■ Supplied data:
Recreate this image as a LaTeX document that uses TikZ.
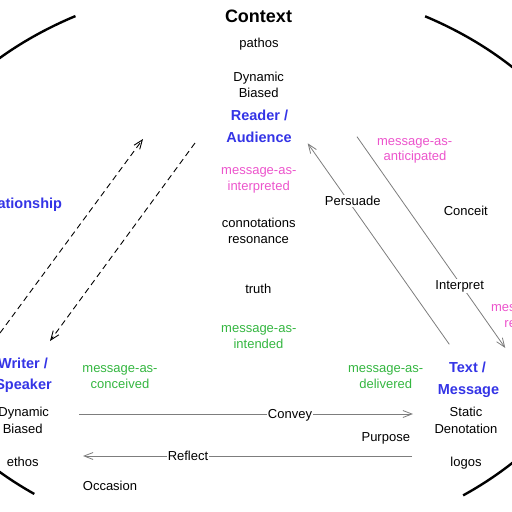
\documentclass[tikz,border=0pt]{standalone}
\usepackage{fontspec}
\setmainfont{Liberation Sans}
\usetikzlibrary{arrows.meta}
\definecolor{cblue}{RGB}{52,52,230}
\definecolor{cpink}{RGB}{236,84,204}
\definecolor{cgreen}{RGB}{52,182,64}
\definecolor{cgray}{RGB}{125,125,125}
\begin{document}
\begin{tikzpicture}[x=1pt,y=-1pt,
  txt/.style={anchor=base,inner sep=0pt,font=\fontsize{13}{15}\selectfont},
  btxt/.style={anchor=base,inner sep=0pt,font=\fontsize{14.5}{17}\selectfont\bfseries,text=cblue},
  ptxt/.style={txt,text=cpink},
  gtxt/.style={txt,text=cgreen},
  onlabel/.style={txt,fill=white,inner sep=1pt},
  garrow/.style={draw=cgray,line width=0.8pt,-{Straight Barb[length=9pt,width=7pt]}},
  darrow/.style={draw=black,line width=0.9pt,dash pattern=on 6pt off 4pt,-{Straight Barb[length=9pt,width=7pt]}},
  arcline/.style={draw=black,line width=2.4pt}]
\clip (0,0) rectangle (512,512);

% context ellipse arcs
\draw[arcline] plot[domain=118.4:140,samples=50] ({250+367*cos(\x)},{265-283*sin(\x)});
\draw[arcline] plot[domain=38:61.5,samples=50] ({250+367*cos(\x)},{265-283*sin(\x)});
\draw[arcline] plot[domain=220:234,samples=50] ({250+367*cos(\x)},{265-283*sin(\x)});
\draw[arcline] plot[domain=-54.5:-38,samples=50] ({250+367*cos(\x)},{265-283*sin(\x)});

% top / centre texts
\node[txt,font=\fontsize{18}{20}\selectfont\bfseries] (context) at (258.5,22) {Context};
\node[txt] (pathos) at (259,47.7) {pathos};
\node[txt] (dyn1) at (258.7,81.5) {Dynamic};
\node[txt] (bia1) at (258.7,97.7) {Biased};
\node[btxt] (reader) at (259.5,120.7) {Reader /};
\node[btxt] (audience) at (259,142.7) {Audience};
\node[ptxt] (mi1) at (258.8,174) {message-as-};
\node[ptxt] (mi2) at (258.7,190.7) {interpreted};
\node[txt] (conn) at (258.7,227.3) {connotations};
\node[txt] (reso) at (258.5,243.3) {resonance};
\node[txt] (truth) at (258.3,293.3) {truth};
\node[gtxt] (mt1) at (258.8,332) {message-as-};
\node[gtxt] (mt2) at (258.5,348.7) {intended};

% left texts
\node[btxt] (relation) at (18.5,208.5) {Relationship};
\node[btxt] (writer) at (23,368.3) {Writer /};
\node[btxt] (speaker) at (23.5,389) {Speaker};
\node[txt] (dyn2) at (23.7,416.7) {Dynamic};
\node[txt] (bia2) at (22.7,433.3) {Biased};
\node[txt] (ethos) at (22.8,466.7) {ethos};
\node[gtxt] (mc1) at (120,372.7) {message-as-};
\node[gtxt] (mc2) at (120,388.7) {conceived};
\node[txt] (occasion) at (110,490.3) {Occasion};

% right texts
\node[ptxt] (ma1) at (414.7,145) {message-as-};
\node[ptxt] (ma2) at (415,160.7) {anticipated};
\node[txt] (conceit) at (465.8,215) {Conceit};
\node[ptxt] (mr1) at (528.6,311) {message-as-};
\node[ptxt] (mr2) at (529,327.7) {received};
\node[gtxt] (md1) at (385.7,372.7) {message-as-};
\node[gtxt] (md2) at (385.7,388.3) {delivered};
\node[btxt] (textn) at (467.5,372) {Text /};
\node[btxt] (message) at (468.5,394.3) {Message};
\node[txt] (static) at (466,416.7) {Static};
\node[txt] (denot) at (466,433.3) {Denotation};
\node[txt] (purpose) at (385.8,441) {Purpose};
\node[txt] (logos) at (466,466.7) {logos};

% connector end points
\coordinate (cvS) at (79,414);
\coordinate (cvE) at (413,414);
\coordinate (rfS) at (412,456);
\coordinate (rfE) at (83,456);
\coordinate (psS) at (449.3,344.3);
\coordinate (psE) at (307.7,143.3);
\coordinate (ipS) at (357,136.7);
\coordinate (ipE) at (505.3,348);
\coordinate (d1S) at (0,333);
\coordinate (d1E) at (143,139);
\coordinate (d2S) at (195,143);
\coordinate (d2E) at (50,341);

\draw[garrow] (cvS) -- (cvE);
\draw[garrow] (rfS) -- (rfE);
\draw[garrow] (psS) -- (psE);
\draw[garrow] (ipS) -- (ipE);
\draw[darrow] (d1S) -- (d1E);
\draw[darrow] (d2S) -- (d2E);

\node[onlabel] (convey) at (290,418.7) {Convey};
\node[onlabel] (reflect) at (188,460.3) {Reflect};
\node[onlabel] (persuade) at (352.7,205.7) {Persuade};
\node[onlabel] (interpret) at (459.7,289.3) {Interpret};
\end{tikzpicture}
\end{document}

■ Exercise prompt: Everything from the top line of the data down to and including the line with "(0,0) rectangle (512,512);" is to be copied, except the pictures.

■ Written solution:
Recreate this image as a LaTeX document that uses TikZ.
\documentclass[tikz,border=0pt]{standalone}
\usepackage{fontspec}
\setmainfont{Liberation Sans}
\usetikzlibrary{arrows.meta}
\definecolor{cblue}{RGB}{52,52,230}
\definecolor{cpink}{RGB}{236,84,204}
\definecolor{cgreen}{RGB}{52,182,64}
\definecolor{cgray}{RGB}{125,125,125}
\begin{document}
\begin{tikzpicture}[x=1pt,y=-1pt,
  txt/.style={anchor=base,inner sep=0pt,font=\fontsize{13}{15}\selectfont},
  btxt/.style={anchor=base,inner sep=0pt,font=\fontsize{14.5}{17}\selectfont\bfseries,text=cblue},
  ptxt/.style={txt,text=cpink},
  gtxt/.style={txt,text=cgreen},
  onlabel/.style={txt,fill=white,inner sep=1pt},
  garrow/.style={draw=cgray,line width=0.8pt,-{Straight Barb[length=9pt,width=7pt]}},
  darrow/.style={draw=black,line width=0.9pt,dash pattern=on 6pt off 4pt,-{Straight Barb[length=9pt,width=7pt]}},
  arcline/.style={draw=black,line width=2.4pt}]
\clip (0,0) rectangle (512,512);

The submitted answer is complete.